### SHORT TASK
Report the count of lines below in which the string "matplotlib" occurs; include nothing else.

### STORED DATA
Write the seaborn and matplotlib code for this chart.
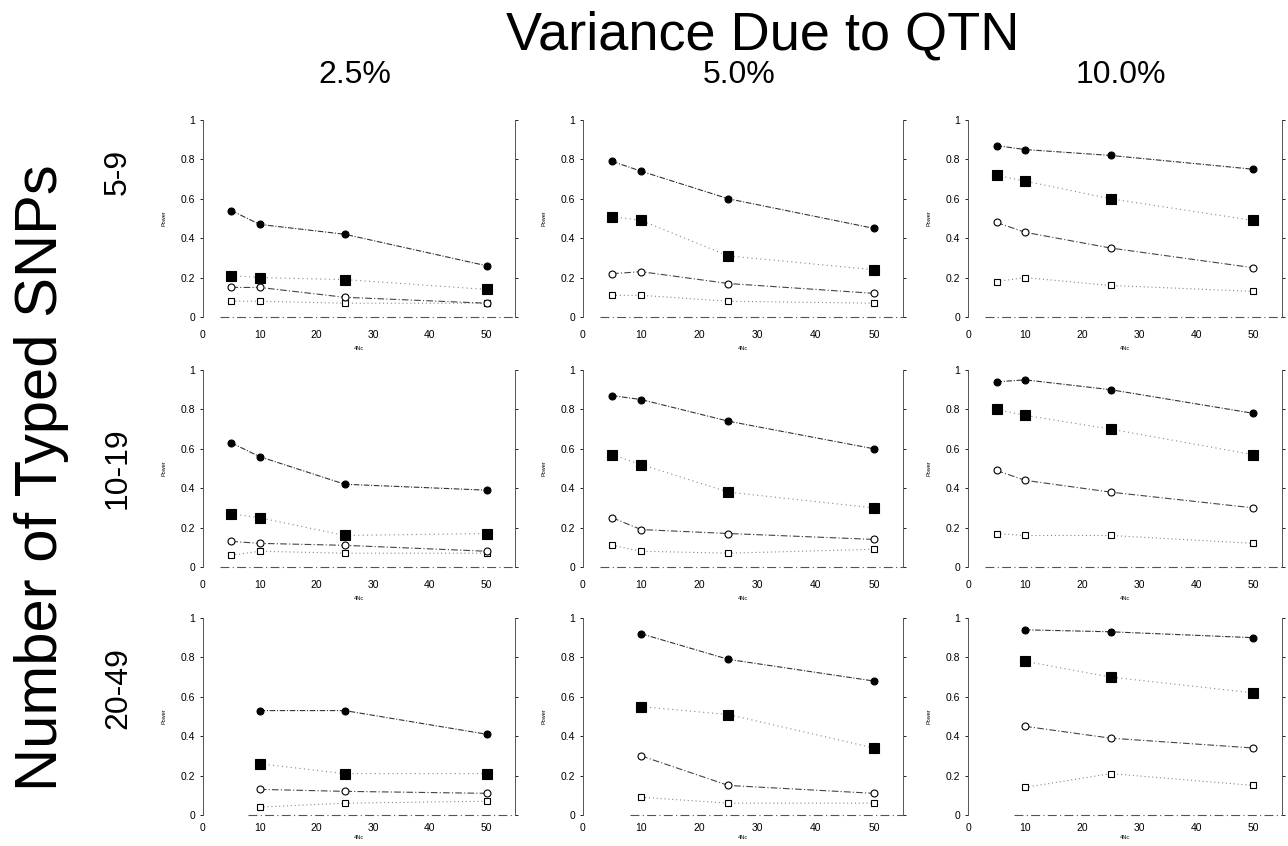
import matplotlib
matplotlib.use("Agg")
import matplotlib.pyplot as plt
import pandas as pd
import seaborn as sns

# x values (4Nc) per row of panels
x_rows = [[5, 10, 25, 50], [5, 10, 25, 50], [10, 25, 50]]

row_labels = ["5-9", "10-19", "20-49"]
col_labels = ["2.5%", "5.0%", "10.0%"]

# power values, one list per column (2.5%, 5.0%, 10.0%) within each row
filled_circle_r1 = [[0.54, 0.47, 0.42, 0.26], [0.79, 0.74, 0.60, 0.45], [0.87, 0.85, 0.82, 0.75]]
filled_square_r1 = [[0.21, 0.20, 0.19, 0.14], [0.51, 0.49, 0.31, 0.24], [0.72, 0.69, 0.60, 0.49]]
open_circle_r1 = [[0.15, 0.15, 0.10, 0.07], [0.22, 0.23, 0.17, 0.12], [0.48, 0.43, 0.35, 0.25]]
open_square_r1 = [[0.08, 0.08, 0.07, 0.07], [0.11, 0.11, 0.08, 0.07], [0.18, 0.20, 0.16, 0.13]]

filled_circle_r2 = [[0.63, 0.56, 0.42, 0.39], [0.87, 0.85, 0.74, 0.60], [0.94, 0.95, 0.90, 0.78]]
filled_square_r2 = [[0.27, 0.25, 0.16, 0.17], [0.57, 0.52, 0.38, 0.30], [0.80, 0.77, 0.70, 0.57]]
open_circle_r2 = [[0.13, 0.12, 0.11, 0.08], [0.25, 0.19, 0.17, 0.14], [0.49, 0.44, 0.38, 0.30]]
open_square_r2 = [[0.06, 0.08, 0.07, 0.07], [0.11, 0.08, 0.07, 0.09], [0.17, 0.16, 0.16, 0.12]]

filled_circle_r3 = [[0.53, 0.53, 0.41], [0.92, 0.79, 0.68], [0.94, 0.93, 0.90]]
filled_square_r3 = [[0.26, 0.21, 0.21], [0.55, 0.51, 0.34], [0.78, 0.70, 0.62]]
open_circle_r3 = [[0.13, 0.12, 0.11], [0.30, 0.15, 0.11], [0.45, 0.39, 0.34]]
open_square_r3 = [[0.04, 0.06, 0.07], [0.09, 0.06, 0.06], [0.14, 0.21, 0.15]]

series = {
    "fc": [filled_circle_r1, filled_circle_r2, filled_circle_r3],
    "fs": [filled_square_r1, filled_square_r2, filled_square_r3],
    "oc": [open_circle_r1, open_circle_r2, open_circle_r3],
    "os": [open_square_r1, open_square_r2, open_square_r3],
}

styles = {
    "fc": dict(marker="o", ms=5, mfc="black", ls=(0, (5, 1.5, 1, 1.5)), color="#333333"),
    "fs": dict(marker="s", ms=6.5, mfc="black", ls=(0, (1, 3)), color="#888888"),
    "oc": dict(marker="o", ms=5, mfc="white", ls=(0, (6, 2, 1, 2)), color="#444444"),
    "os": dict(marker="s", ms=5, mfc="white", ls=(0, (1, 2.5)), color="#888888"),
}

rows = []
for key, per_row in series.items():
    for r, row_vals in enumerate(per_row):
        for c, vals in enumerate(row_vals):
            for x, y in zip(x_rows[r], vals):
                rows.append({"series": key, "row": r, "col": c, "x": x, "power": y})
df = pd.DataFrame(rows)

sns.set_style("ticks")
plt.rcParams["font.family"] = ["Liberation Sans", "DejaVu Sans"]
plt.rcParams["text.color"] = "black"

fig = plt.figure(figsize=(12.88, 8.46), dpi=100)
W, H = 1288, 846
col_left = [203, 583, 968]
col_width = [312, 320, 314]
row_top = [120, 370, 618]
row_height = 197

for r in range(3):
    for c in range(3):
        ax = fig.add_axes([col_left[c] / W, 1 - (row_top[r] + row_height) / H,
                           col_width[c] / W, row_height / H])
        sub = df[(df.row == r) & (df.col == c)]
        # faint baseline at zero
        sns.lineplot(x=[x_rows[r][0] - 2, 55], y=[0, 0], ax=ax, color="#555555",
                     lw=0.8, ls=(0, (8, 3, 1, 3)), clip_on=False)
        for key in ["os", "oc", "fs", "fc"]:
            d = sub[sub.series == key]
            st = styles[key]
            sns.lineplot(data=d, x="x", y="power", ax=ax, color=st["color"], lw=0.8,
                         linestyle=st["ls"], marker=st["marker"], markersize=st["ms"],
                         markerfacecolor=st["mfc"], markeredgecolor="black",
                         markeredgewidth=0.8, clip_on=False, zorder=3)
        ax.set_xlim(0, 55)
        ax.set_ylim(0, 1)
        ax.set_xticks([0, 10, 20, 30, 40, 50])
        ax.set_yticks([0, 0.2, 0.4, 0.6, 0.8, 1])
        ax.set_yticklabels(["0", "0.2", "0.4", "0.6", "0.8", "1"])
        ax.tick_params(labelsize=7.5, length=2.5, width=0.6, colors="black",
                       right=True, labelright=False, pad=3)
        last = r == 2
        ax.tick_params(axis="x", length=0, pad=6 if last else 9)
        for s in ["top", "bottom"]:
            ax.spines[s].set_visible(False)
        for s in ["left", "right"]:
            ax.spines[s].set_linewidth(0.7)
            ax.spines[s].set_color("#555555")
            ax.spines[s].set_linestyle((0, (2, 1)))
        ax.set_xlabel("4Nc", fontsize=4, labelpad=1 if last else 5, color="black")
        ax.set_ylabel("Power", fontsize=4, labelpad=10, color="black")

fig.text(763 / W, 1 - 35 / H, "Variance Due to QTN", fontsize=39,
         ha="center", va="center")
for c, lab in enumerate(col_labels):
    fig.text((col_left[c] + col_width[c] / 2 - 4) / W, 1 - 75 / H, lab,
             fontsize=23, ha="center", va="center")
row_centers = [172, 468, 688]
for r, lab in enumerate(row_labels):
    fig.text(118 / W, 1 - row_centers[r] / H, lab, fontsize=23, rotation=90,
             ha="center", va="center")
fig.text(42 / W, 1 - 478 / H, "Number of Typed SNPs", fontsize=43, rotation=90,
         ha="center", va="center")

fig.savefig("out.png", dpi=100)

### FINISHED ANSWER
4